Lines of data

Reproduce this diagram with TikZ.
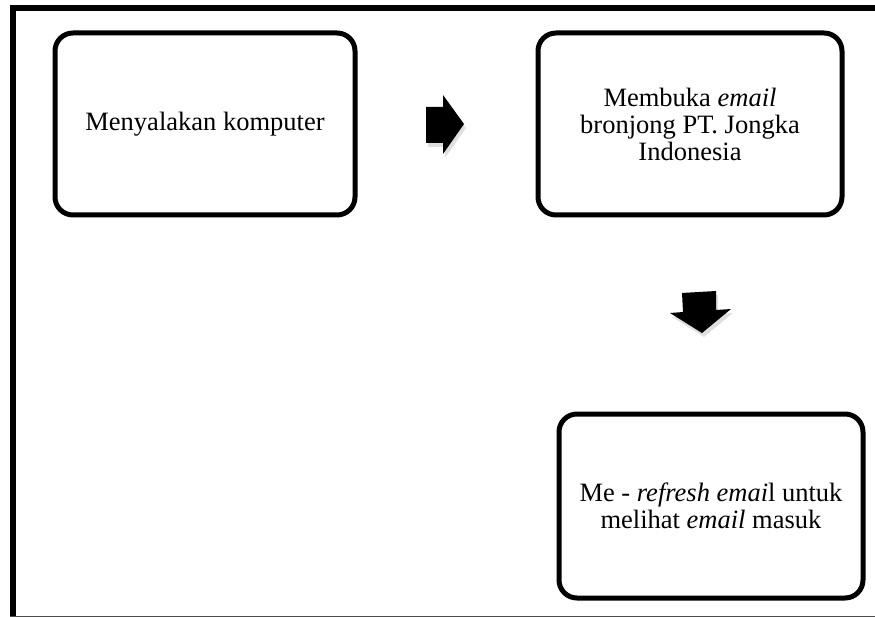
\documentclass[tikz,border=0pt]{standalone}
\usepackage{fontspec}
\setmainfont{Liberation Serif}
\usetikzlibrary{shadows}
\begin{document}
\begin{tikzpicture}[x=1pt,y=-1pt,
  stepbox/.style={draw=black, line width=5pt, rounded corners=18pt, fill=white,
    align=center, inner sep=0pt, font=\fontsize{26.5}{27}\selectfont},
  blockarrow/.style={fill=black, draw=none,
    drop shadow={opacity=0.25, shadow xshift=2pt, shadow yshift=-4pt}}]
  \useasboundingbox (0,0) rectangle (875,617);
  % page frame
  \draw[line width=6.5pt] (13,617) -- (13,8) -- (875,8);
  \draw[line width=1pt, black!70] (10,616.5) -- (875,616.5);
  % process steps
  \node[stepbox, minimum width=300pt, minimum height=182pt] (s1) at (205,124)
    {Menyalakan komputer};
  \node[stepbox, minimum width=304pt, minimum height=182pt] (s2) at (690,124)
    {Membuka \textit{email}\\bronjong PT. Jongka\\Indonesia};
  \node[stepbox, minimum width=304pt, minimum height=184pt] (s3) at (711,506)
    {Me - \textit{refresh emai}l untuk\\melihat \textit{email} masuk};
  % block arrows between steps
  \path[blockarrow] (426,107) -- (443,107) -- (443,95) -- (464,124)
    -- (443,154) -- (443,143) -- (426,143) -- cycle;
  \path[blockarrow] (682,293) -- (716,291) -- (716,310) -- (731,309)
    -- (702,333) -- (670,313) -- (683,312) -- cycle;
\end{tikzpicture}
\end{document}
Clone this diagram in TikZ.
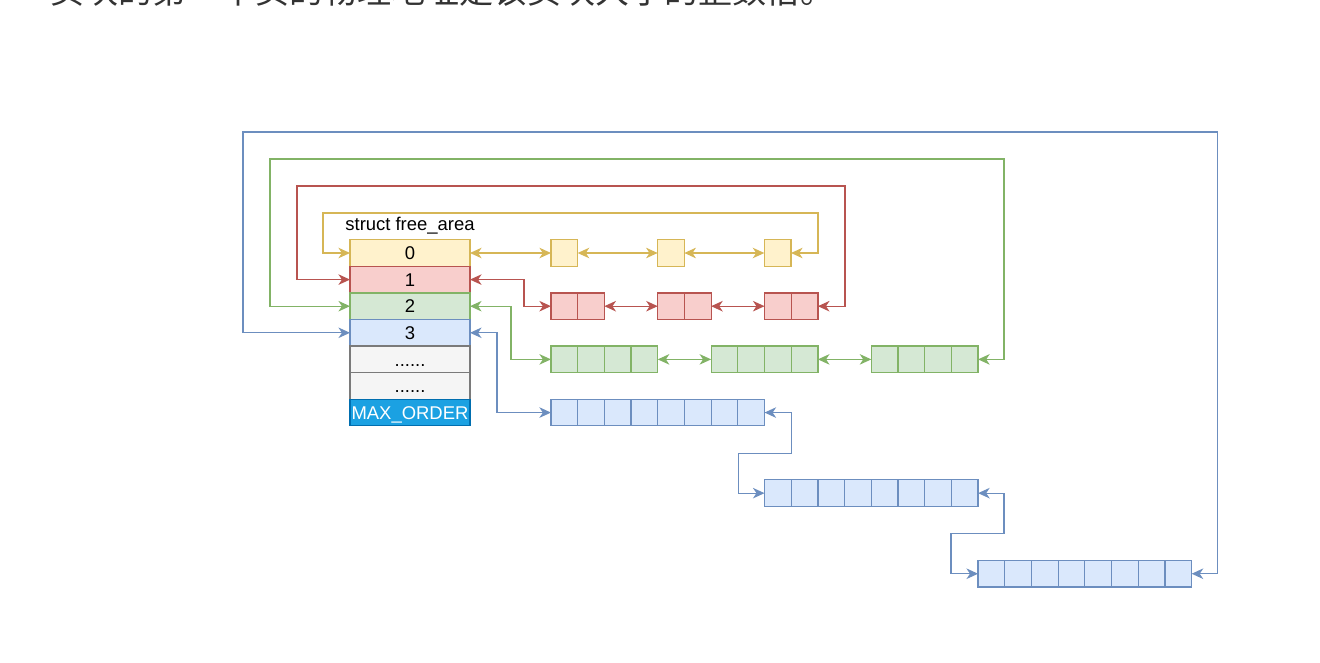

→ Problem requirements
Work out the number of lines above that include the string "diagram" and write only that number.

→ Written solution
2